The people of Baker City knew him as a successful businessman and his home town’s most active booster. But few realized just how successful “Mr. Baker” had been. This is a story of ambition and achievement and one ordinary man’s relationship with the small town he loved.
Leo Adler is not a key figure in the overall history of Oregon. But in one small area of the state, his name is very well known and his impact has been substantial.
Leo was a successful Baker City businessman, whose 98-year lifetime spanned the 20th century. He was born there, near the Idaho border and far from most other places in Oregon. He lived there all his life and died there in 1993.

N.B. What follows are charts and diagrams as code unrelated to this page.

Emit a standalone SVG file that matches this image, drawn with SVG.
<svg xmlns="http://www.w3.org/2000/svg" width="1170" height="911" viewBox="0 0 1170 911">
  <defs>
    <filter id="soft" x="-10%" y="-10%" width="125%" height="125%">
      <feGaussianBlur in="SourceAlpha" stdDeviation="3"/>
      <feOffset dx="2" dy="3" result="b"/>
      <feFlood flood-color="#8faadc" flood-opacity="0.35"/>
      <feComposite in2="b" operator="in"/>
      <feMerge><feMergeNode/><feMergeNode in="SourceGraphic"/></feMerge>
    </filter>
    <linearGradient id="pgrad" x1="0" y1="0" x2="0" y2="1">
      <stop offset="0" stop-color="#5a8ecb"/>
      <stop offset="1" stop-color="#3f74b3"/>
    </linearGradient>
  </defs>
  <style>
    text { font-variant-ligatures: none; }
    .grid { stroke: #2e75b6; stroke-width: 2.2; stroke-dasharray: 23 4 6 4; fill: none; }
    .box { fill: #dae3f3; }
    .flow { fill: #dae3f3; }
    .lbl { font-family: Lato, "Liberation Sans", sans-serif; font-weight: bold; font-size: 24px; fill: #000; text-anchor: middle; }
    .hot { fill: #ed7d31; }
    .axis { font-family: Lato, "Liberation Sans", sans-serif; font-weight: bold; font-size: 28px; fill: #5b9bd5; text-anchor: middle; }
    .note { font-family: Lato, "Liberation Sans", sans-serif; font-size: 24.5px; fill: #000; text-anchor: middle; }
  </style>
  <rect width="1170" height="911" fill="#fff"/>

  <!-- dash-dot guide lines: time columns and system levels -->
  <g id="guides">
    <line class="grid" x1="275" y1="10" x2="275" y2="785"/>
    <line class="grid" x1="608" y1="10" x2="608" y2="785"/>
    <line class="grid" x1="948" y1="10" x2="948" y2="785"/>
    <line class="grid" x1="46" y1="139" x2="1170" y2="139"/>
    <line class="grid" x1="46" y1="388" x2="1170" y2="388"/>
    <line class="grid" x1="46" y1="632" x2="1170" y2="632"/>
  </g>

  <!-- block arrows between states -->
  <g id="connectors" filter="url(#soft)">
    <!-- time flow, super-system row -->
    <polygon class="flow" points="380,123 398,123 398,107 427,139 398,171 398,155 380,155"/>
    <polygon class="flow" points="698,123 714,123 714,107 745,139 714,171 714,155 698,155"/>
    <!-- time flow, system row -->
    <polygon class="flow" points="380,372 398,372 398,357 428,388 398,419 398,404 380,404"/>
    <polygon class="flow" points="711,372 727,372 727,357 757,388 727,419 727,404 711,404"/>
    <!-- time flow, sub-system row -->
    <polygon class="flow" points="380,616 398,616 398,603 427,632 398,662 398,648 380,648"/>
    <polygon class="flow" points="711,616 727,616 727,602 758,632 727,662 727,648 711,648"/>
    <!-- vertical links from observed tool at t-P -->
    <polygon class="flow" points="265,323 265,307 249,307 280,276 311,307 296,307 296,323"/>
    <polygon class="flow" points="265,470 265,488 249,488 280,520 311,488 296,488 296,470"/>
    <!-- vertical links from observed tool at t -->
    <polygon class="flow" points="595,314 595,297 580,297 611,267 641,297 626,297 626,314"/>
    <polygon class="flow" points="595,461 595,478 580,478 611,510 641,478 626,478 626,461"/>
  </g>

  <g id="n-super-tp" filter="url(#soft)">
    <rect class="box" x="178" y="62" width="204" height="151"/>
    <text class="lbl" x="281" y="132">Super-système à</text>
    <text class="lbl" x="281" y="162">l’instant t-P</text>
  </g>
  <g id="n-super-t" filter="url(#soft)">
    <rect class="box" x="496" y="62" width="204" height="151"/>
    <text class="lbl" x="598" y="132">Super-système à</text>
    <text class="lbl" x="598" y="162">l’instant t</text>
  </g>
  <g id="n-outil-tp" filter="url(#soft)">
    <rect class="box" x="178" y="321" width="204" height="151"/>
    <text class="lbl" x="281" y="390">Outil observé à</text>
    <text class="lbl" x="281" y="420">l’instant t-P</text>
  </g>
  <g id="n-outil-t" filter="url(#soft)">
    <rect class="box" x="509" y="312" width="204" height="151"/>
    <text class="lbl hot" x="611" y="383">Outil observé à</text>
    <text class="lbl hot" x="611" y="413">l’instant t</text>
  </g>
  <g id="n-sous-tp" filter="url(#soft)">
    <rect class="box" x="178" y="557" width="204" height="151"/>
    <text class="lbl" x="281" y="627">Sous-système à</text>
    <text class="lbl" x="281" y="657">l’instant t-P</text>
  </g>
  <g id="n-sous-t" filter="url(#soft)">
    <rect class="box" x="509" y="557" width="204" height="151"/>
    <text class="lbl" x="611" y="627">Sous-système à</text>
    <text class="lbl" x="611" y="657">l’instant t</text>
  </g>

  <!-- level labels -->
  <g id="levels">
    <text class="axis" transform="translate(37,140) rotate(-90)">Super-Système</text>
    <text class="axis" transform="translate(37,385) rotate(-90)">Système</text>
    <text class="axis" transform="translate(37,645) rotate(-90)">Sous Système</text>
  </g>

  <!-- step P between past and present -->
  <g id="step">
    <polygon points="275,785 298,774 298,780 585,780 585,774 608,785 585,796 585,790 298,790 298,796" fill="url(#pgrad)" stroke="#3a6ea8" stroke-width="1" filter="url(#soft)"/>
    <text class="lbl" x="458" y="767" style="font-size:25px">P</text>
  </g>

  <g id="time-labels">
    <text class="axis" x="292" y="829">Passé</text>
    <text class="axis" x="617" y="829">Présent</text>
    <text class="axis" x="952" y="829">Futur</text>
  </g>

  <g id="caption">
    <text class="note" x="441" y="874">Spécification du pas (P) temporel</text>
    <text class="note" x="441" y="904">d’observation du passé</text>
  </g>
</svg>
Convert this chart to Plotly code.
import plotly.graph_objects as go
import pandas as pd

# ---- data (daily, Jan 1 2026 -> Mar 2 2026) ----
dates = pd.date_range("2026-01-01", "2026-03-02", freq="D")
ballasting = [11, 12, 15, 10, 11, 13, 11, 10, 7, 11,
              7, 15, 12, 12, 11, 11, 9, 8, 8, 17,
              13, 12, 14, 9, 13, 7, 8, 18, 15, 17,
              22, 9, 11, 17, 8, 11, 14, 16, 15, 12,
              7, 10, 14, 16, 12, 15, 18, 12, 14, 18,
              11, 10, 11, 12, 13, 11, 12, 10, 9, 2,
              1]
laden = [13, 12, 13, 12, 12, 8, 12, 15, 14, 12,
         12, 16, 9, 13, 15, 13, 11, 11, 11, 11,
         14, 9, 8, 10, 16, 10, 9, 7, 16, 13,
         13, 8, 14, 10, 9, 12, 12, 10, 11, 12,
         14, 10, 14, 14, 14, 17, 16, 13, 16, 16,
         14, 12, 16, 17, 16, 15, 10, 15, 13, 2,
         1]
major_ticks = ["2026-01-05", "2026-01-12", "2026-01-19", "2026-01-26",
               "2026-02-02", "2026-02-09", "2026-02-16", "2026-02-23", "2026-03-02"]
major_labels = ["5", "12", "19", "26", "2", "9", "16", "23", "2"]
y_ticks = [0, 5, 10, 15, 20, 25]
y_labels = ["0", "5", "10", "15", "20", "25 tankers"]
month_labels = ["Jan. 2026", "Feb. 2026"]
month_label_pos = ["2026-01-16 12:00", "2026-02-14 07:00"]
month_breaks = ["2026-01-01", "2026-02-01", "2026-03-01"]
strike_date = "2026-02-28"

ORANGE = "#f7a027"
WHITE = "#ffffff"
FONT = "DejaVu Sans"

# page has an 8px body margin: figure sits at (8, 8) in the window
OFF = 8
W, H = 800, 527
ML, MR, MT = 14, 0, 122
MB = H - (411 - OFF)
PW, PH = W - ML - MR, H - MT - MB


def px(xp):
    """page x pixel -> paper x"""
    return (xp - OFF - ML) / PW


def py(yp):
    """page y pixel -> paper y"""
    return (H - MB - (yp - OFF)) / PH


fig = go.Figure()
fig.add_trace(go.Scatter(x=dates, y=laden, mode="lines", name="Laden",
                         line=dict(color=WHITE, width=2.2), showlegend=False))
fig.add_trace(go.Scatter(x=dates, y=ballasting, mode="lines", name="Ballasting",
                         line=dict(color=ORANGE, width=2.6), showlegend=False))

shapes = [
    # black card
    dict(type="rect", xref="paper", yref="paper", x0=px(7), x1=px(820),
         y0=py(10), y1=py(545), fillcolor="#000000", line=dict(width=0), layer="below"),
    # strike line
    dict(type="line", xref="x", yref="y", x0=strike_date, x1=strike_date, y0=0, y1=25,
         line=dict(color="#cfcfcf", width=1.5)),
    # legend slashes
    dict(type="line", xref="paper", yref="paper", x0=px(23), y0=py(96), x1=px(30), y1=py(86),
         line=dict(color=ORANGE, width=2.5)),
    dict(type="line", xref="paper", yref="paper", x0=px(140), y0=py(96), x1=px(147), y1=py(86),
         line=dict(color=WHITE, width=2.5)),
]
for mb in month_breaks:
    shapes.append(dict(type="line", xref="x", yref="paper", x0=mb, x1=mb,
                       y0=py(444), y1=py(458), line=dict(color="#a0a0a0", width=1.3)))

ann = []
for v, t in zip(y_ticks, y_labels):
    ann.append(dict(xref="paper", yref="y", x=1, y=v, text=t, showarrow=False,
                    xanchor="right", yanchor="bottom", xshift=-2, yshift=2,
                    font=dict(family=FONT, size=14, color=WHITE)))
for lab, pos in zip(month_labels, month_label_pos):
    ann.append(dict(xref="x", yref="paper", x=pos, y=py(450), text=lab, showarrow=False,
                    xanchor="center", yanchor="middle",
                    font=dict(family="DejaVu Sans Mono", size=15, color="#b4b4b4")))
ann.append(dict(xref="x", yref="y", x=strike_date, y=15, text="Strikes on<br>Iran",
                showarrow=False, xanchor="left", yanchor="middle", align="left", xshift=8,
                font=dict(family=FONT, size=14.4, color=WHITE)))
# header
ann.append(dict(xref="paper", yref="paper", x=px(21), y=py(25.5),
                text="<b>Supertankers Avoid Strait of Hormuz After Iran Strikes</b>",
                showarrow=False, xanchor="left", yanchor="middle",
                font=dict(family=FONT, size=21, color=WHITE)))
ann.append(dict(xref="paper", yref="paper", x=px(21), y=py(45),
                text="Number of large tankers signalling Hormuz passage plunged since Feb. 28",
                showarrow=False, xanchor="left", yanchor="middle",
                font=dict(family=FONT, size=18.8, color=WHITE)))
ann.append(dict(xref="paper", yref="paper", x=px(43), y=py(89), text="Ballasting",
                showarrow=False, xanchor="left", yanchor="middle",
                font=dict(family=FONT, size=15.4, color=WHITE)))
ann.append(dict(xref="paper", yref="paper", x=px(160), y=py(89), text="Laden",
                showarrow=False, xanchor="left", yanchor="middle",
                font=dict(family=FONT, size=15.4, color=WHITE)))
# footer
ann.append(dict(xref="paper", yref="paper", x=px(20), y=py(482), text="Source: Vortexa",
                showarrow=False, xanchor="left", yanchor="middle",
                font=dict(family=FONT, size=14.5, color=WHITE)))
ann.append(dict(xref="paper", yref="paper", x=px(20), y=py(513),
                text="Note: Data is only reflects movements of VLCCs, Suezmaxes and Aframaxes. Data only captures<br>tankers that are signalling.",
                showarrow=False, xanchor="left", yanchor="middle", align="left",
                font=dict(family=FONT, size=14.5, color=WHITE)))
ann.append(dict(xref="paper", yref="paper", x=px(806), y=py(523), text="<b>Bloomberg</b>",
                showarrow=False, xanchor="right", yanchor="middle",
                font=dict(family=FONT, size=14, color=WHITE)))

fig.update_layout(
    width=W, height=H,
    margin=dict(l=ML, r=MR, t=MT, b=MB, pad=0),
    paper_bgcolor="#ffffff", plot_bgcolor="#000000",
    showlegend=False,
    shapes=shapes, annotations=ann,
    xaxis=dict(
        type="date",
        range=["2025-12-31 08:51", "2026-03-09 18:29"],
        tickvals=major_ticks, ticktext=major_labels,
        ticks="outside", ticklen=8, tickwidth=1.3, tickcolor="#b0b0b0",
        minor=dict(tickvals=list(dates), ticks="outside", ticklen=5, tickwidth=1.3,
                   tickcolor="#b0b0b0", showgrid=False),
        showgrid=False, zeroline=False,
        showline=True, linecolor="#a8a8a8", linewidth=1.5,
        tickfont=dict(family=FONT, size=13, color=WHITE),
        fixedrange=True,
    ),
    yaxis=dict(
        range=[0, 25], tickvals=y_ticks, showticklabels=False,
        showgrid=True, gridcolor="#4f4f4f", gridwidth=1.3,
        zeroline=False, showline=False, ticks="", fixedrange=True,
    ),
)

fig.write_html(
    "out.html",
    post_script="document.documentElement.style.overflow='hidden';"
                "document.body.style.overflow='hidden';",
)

He was a self-made millionaire. He earned his fortune in the magazine business. As one of the top distributors in the Western U.S., Leo Adler was probably better-known in Chicago and New York publishing circles than in many Pacific Northwest cities, much closer to home.
In Baker City, he was a high-profile local character, a prominent philanthropist and the most energetic and effective booster the town has ever known. Local people called him “Mr. Baker,” though only after his death did they learn what a champion of Baker he really was.
Leo Adler left an astonishing financial legacy to the people of his community. Initially endowed with his gift of $22 million, the Leo Adler Foundation annually administers generous tuition grants to hundreds of young people. And it aggressively doles out a diverse range of community-improvement grants. What makes this foundation distinctive is that these many millions of dollars go almost exclusively to the people of Baker County, population 18,000.
The endowment itself continues to grow – already surpassing $30 million – even as it is actively tapped for these grants. And Leo Adler’s appreciation for his hometown will enhance education, social services and community-building for many, many decades to come.